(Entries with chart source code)

···

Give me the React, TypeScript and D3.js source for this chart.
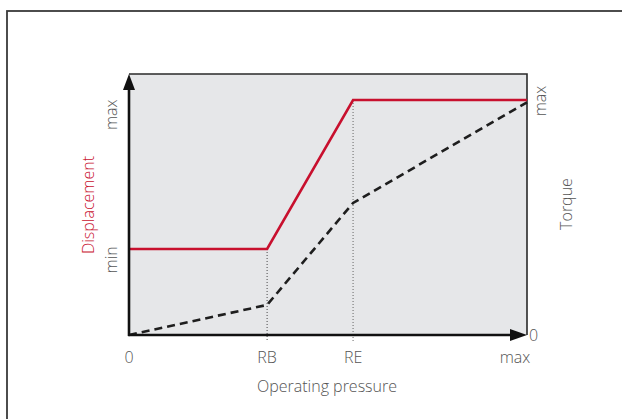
import React from "react";
import * as d3 from "d3";

// x positions (fraction of operating pressure range)
const xTickLabels = ["0", "RB", "RE", "max"];
const xTickValues = [0, 0.347, 0.563, 1];

// Displacement (red) curve: pressure -> displacement
const dispX = [0, 0.347, 0.563, 1];
const dispY = [0.366, 0.366, 1, 1];

// Torque (dashed) curve
const torqueX = [0, 0.347, 0.563, 1];
const torqueY = [0, 0.128, 0.562, 0.99];

const leftLabels = [
  { text: "max", v: 0.937 },
  { text: "min", v: 0.32 },
];

const W = 622;
const H = 419;
const plot = { left: 129, right: 527, top: 74, bottom: 335 };

export default function App() {
  const x = d3.scaleLinear().domain([0, 1]).range([plot.left, plot.right]);
  const y = d3.scaleLinear().domain([0, 1]).range([plot.bottom, 100]);

  const line = d3
    .line<[number, number]>()
    .x((d) => x(d[0]))
    .y((d) => y(d[1]));

  const dispPts: [number, number][] = dispX.map((v, i) => [v, dispY[i]]);
  const torquePts: [number, number][] = torqueX.map((v, i) => [v, torqueY[i]]);

  const font = "'Open Sans', sans-serif";
  const txt = "#555";

  return (
    <svg
      width={W}
      height={H}
      style={{ position: "absolute", left: 0, top: 0 }}
      fontFamily={font}
    >
      <rect x={0} y={0} width={W} height={H} fill="#fff" />
      {/* outer frame */}
      <rect x={7} y={11} width={700} height={500} fill="none" stroke="#3a3a3a" strokeWidth={1.8} />

      {/* plot background */}
      <rect
        x={plot.left}
        y={plot.top}
        width={plot.right - plot.left}
        height={plot.bottom - plot.top}
        fill="#e6e7e9"
      />
      {/* top & right border */}
      <path
        d={`M${plot.left},${plot.top}H${plot.right}V${plot.bottom}`}
        fill="none"
        stroke="#2a2a2a"
        strokeWidth={1.6}
      />

      {/* vertical dotted guides */}
      <line x1={x(xTickValues[1])} x2={x(xTickValues[1])} y1={y(dispY[1])} y2={342} stroke="#444" strokeWidth={1} strokeDasharray="1,2" />
      <line x1={x(xTickValues[2])} x2={x(xTickValues[2])} y1={y(dispY[2])} y2={342} stroke="#666" strokeWidth={1} strokeDasharray="1,2" />

      {/* torque dashed */}
      <path d={line(torquePts) || ""} fill="none" stroke="#1e1e1e" strokeWidth={2.6} strokeDasharray="8,5" />
      {/* displacement red */}
      <path d={line(dispPts) || ""} fill="none" stroke="#c8102e" strokeWidth={2.6} />

      {/* axes */}
      <line x1={plot.left} x2={plot.left} y1={plot.bottom + 1} y2={plot.top + 6} stroke="#111" strokeWidth={2.6} />
      <path d={`M${plot.left},${plot.top}L${plot.left - 6},${plot.top + 16}L${plot.left + 6},${plot.top + 16}Z`} fill="#111" />
      <line x1={plot.left - 1} x2={plot.right - 6} y1={plot.bottom} y2={plot.bottom} stroke="#111" strokeWidth={2.6} />
      <path d={`M${plot.right},${plot.bottom}L${plot.right - 17},${plot.bottom - 6}L${plot.right - 17},${plot.bottom + 6}Z`} fill="#111" />

      {/* x tick labels */}
      {xTickLabels.map((t, i) => (
        <text
          key={t}
          x={i === 3 ? 515 : x(xTickValues[i])}
          y={363}
          textAnchor="middle"
          fontSize={16}
          fontWeight={300}
          fill={txt}
        >
          {t}
        </text>
      ))}
      <text x={327} y={392} textAnchor="middle" fontSize={16} fontWeight={300} fill={txt}>
        Operating pressure
      </text>

      {/* left labels */}
      {leftLabels.map((l) => (
        <text
          key={l.text}
          transform={`translate(117,${y(l.v)}) rotate(-90)`}
          textAnchor="middle"
          fontSize={16}
          fontWeight={300}
          fill={txt}
        >
          {l.text}
        </text>
      ))}
      <text transform={`translate(94,205) rotate(-90)`} textAnchor="middle" fontSize={16} fontWeight={300} fill="#c8102e">
        Displacement
      </text>

      {/* right labels */}
      <text transform={`translate(546,101) rotate(-90)`} textAnchor="middle" fontSize={16} fontWeight={300} fill={txt}>
        max
      </text>
      <text transform={`translate(572,204) rotate(-90)`} textAnchor="middle" fontSize={16} fontWeight={300} fill={txt}>
        Torque
      </text>
      <text x={529} y={341} fontSize={16} fontWeight={300} fill={txt}>
        0
      </text>
    </svg>
  );
}
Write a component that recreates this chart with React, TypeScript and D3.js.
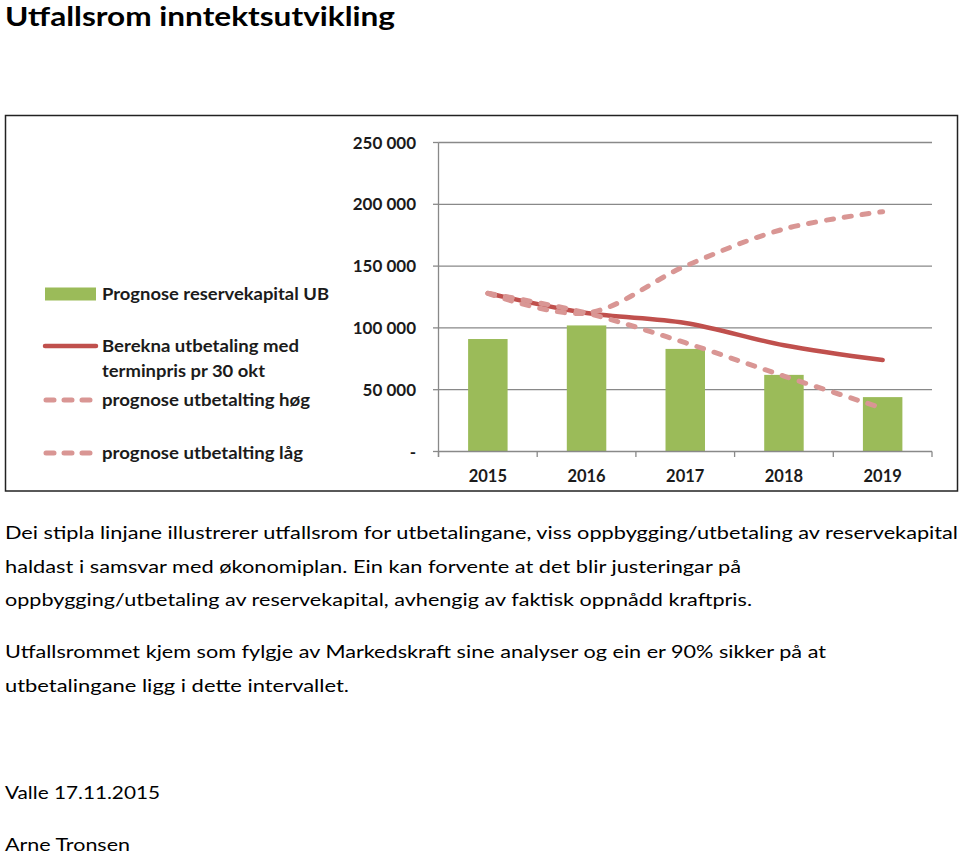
import React from 'react';
import * as d3 from 'd3';

const years = ['2015', '2016', '2017', '2018', '2019'];
const reserveKapital = [91000, 102000, 83000, 62000, 44000];
const berekna = [128000, 112000, 104000, 86000, 74000];
const progHog = [128000, 112000, 150000, 180000, 194000];
const progLag = [128000, 112000, 88000, 61000, 35000];
const yTicks = [0, 50000, 100000, 150000, 200000, 250000];
const yTickLabels = ['-', '50 000', '100 000', '150 000', '200 000', '250 000'];

const legendItems = [
  { kind: 'bar', lines: ['Prognose reservekapital UB'], widths: [227] },
  { kind: 'solid', lines: ['Berekna utbetaling med', 'terminpris pr 30 okt'], widths: [197, 163] },
  { kind: 'dash', lines: ['prognose utbetalting høg'], widths: [208] },
  { kind: 'dash', lines: ['prognose utbetalting låg'], widths: [201] },
];

const title = 'Utfallsrom inntektsutvikling';
const bodyLines = [
  'Dei stipla linjane illustrerer utfallsrom for utbetalingane, viss oppbygging/utbetaling av reservekapital',
  'haldast i samsvar med økonomiplan. Ein kan forvente at det blir justeringar på',
  'oppbygging/utbetaling av reservekapital, avhengig av faktisk oppnådd kraftpris.',
  'Utfallsrommet kjem som fylgje av Markedskraft sine analyser og ein er 90% sikker på at',
  'utbetalingane ligg i dette intervallet.',
];
const signature = ['Valle 17.11.2015', 'Arne Tronsen'];

const GREEN = '#9BBB59';
const RED = '#C0504D';
const PINK = '#D99694';
const GRID = '#898989';
const TXT = '#1b1b1b';
const FONT = 'Lato, "Open Sans", sans-serif';

export default function App() {
  const x = d3.scaleBand<string>().domain(years).range([438.5, 932]).paddingInner(0.6).paddingOuter(0.3);
  const xc = (i: number) => (x(years[i]) as number) + x.bandwidth() / 2;
  const y = d3.scaleLinear().domain([0, 250000]).range([451.5, 142.5]);
  const step = x.step();

  const line = d3
    .line<number>()
    .x((_, i) => xc(i))
    .y((d) => y(d))
    .curve(d3.curveCatmullRom.alpha(0.5));

  const bodyBaselines = [539, 573, 606, 658, 692];
  const bodyWidths = [953, 736, 747, 821, 344];
  const legendY = [294, 346, 400, 453];

  return (
    <svg
      width={960}
      height={855}
      style={{ position: 'absolute', left: 0, top: 0, background: '#fff' }}
      fontFamily={FONT}
    >
      <rect x={0} y={0} width={960} height={855} fill="#fff" />
      <text x={5} y={25.5} fontSize={26} fontWeight={700} fill="#000" textLength={390} lengthAdjust="spacingAndGlyphs">
        {title}
      </text>

      {/* chart frame */}
      <rect x={5.5} y={115.5} width={952} height={375.5} fill="#fff" stroke="#222" strokeWidth={1.5} />

      {/* gridlines */}
      {yTicks.map((t, i) => (
        <g key={t}>
          {i > 0 && <line x1={438.5} x2={932} y1={y(t)} y2={y(t)} stroke={GRID} strokeWidth={1.3} />}
          <line x1={433} x2={438.5} y1={y(t)} y2={y(t)} stroke={GRID} strokeWidth={1.3} />
          <text
            x={416}
            y={y(t) + 6}
            textAnchor="end"
            fontSize={17}
            fontWeight={700}
            fill={TXT}
          >
            {yTickLabels[i]}
          </text>
        </g>
      ))}

      {/* bars */}
      {reserveKapital.map((v, i) => (
        <rect key={years[i]} x={x(years[i])} y={y(v)} width={x.bandwidth()} height={y(0) - y(v)} fill={GREEN} />
      ))}

      {/* axes */}
      <line x1={438.5} x2={438.5} y1={y(250000)} y2={457} stroke={GRID} strokeWidth={1.3} />
      <line x1={438.5} x2={932} y1={y(0)} y2={y(0)} stroke={GRID} strokeWidth={1.3} />
      {d3.range(years.length + 1).map((i) => (
        <line
          key={i}
          x1={438.5 + i * step}
          x2={438.5 + i * step}
          y1={y(0)}
          y2={457}
          stroke={GRID}
          strokeWidth={1.3}
        />
      ))}
      {years.map((yr, i) => (
        <text key={yr} x={xc(i)} y={482} textAnchor="middle" fontSize={16.5} fontWeight={700} fill={TXT}>
          {yr}
        </text>
      ))}

      {/* lines */}
      <path d={line(berekna) || ''} fill="none" stroke={RED} strokeWidth={4.5} strokeLinecap="round" />
      <path
        d={line(progLag) || ''}
        fill="none"
        stroke={PINK}
        strokeWidth={5}
        strokeDasharray="7 11"
        strokeLinecap="round"
      />
      <path
        d={line(progHog) || ''}
        fill="none"
        stroke={PINK}
        strokeWidth={5}
        strokeDasharray="7 11"
        strokeLinecap="round"
      />

      {/* legend */}
      {legendItems.map((it, i) => {
        const cy = legendY[i];
        return (
          <g key={i}>
            {it.kind === 'bar' && <rect x={45} y={cy - 6.5} width={51} height={13} fill={GREEN} />}
            {it.kind === 'solid' && (
              <line x1={45} x2={96} y1={cy} y2={cy} stroke={RED} strokeWidth={4.5} strokeLinecap="round" />
            )}
            {it.kind === 'dash' && (
              <line
                x1={46}
                x2={96}
                y1={cy}
                y2={cy}
                stroke={PINK}
                strokeWidth={5}
                strokeDasharray="8 10"
                strokeLinecap="round"
              />
            )}
            {it.lines.map((l, j) => (
              <text
                key={j}
                x={102}
                y={cy + 6 + j * 25}
                fontSize={17.5}
                fontWeight={700}
                fill={TXT}
                textLength={it.widths[j]}
                lengthAdjust="spacingAndGlyphs"
              >
                {l}
              </text>
            ))}
          </g>
        );
      })}

      {/* body text */}
      {bodyLines.map((l, i) => (
        <text
          key={i}
          x={5}
          y={bodyBaselines[i]}
          fontSize={17}
          fill="#000"
          textLength={bodyWidths[i]}
          lengthAdjust="spacingAndGlyphs"
        >
          {l}
        </text>
      ))}
      <text x={5} y={799} fontSize={18} fill="#000" textLength={155} lengthAdjust="spacingAndGlyphs">
        {signature[0]}
      </text>
      <text x={5} y={851} fontSize={18} fill="#000" textLength={125} lengthAdjust="spacingAndGlyphs">
        {signature[1]}
      </text>
    </svg>
  );
}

···

> [STATED PROBLEM] Pictures excluded, repeat the records exactly from their opening line through the line containing "const xTickValues = [0, 0.347, 0.563, 1];".

> [FINAL RESULT]
Give me the React, TypeScript and D3.js source for this chart.
import React from "react";
import * as d3 from "d3";

// x positions (fraction of operating pressure range)
const xTickLabels = ["0", "RB", "RE", "max"];
const xTickValues = [0, 0.347, 0.563, 1];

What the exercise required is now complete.